Cristian Lupșa, Chair of the Preparatory Committee of the European Press Prize, explains: "What stood out again this year is the quality of journalism being produced across Europe, in newsrooms large and small, often under pressure and with limited resources. The range of entries reflects something important: all stories have a place here, from large cross-border collaborations to deeply reported local pieces that matter enormously to the communities they serve. What these stories show, collectively, is that journalism still holds space for complexity, for context, and for human experience. It remains a source of understanding, accountability, and, in many ways, hope."
The 2026 Shortlist spans five categories: Distinguished Reporting, Innovation, Investigative Reporting, Migration Journalism, and Public Discourse. It includes work by individual reporters and cross-border collaborations involving dozens of media partners, hundreds of thousands of documents, and journalists working across multiple languages and continents.

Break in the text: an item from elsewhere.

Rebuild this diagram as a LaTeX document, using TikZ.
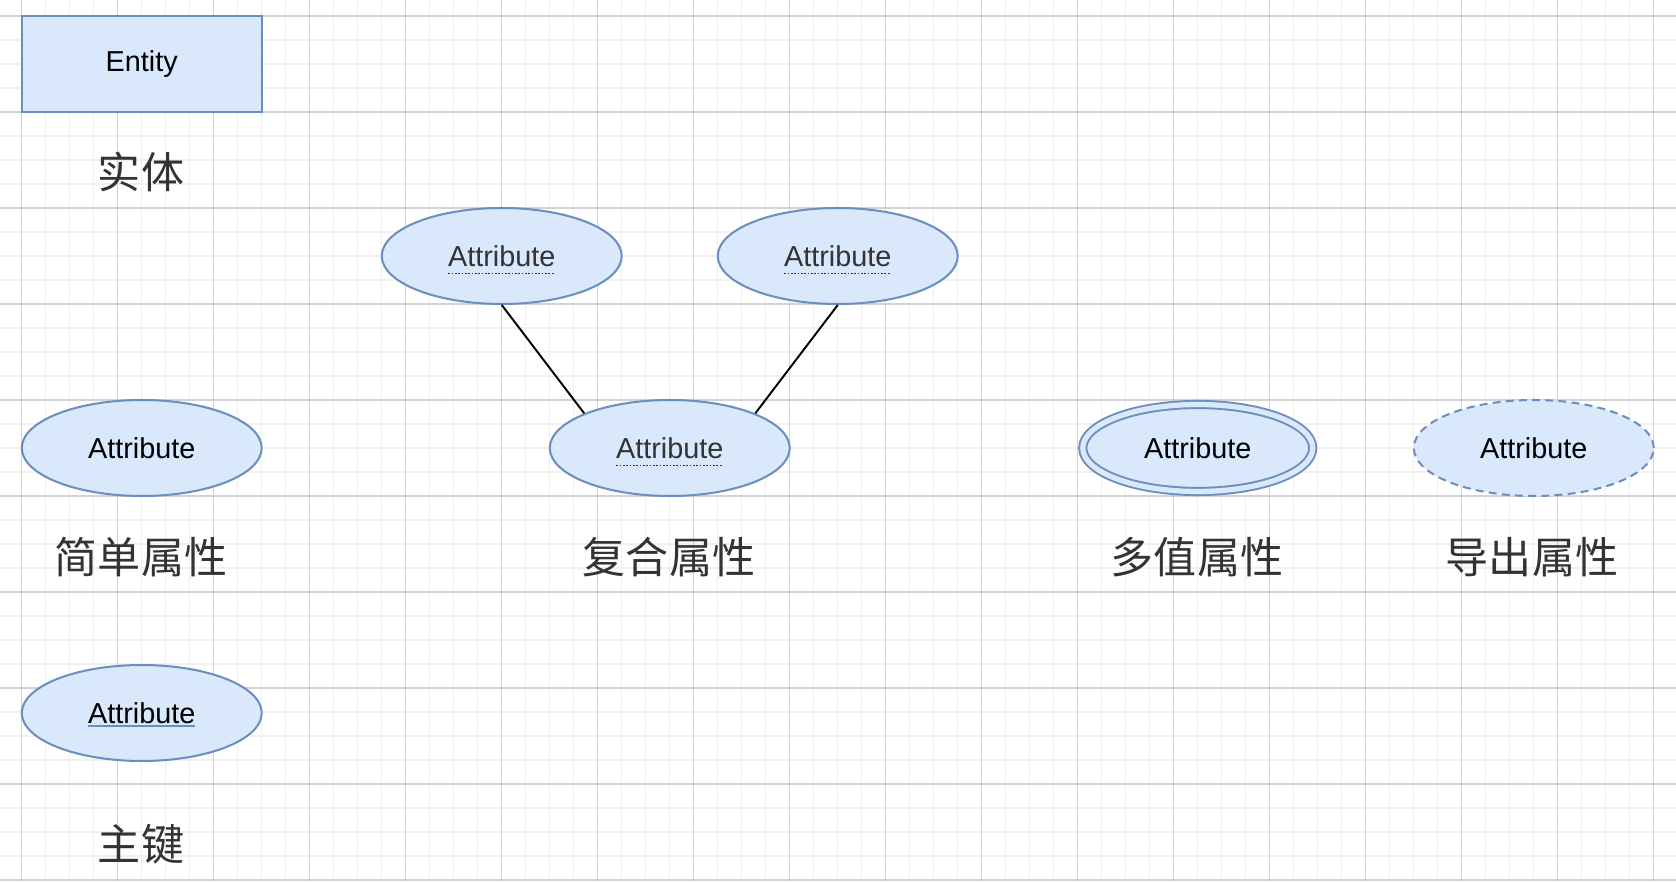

Four Journalismfund Europe Supported Investigations Among the Nominees
Scrap Wars investigation by Sofia Cherici, Andrés Mourenza, Mohammed Bassiki and Doğu Eroğlu, proving that conflict-zone scrap metal stripped from bombed neighbourhoods in Syria, Libya and Ukraine is funding active war machines, with exclusive documents implicating Assad's presidential palace is nominated in the Investigative Reporting category.
The Forever Lobbying Project by Stéphane Horel, Raphaëlle Aubert (coordinators, Le Monde (France)) and 44 journalists, academics and media partners in 16 countries, that calculated the cost of PFAS "forever chemical" pollution remediation in Europe at over €2 trillion, is nominated in the Innovation category.
Killing for the Photo investigation by Barbara Matejčić, BIRN (Serbia),and Novosti (Croatia), reporting on the chilling circumstances surrounding the only professional photograph to capture the act of execution during the Bosnian War in the former Yugoslavia is nominated in the Distinguished Reporting category.
Hamshika's puzzle investigation by Hamshika Krishnamoorthy, Hannah Kirmes-Daly, Leon Spring, Benja Zehr, Al Jazeera (International) telling the story of how a Sri Lankan woman seeking asylum in the UK ended up in Rwanda nominated in the Migration Journalism category.
The Shortlist was selected by the European Press Prize's Preparatory Committee and assessed against the Prize's standards of editorial independence, verified sourcing, public interest relevance and accountable editorial process. Winners will be determined by the Panel of Judges and announced on 3 June at the Calouste Gulbenkian Foundation in Lisbon.
Jennifer Athanasiou-Prins, Executive Director of the European Press Prize: "The 2026 Shortlist reflects what we mean by quality journalism at the European Press Prize: independent, in the public interest, and committed to serving democracy in Europe. These are works that transcend borders and remind us what is at stake when the space for independent journalism is eroded, and with it the ability to hold power to account."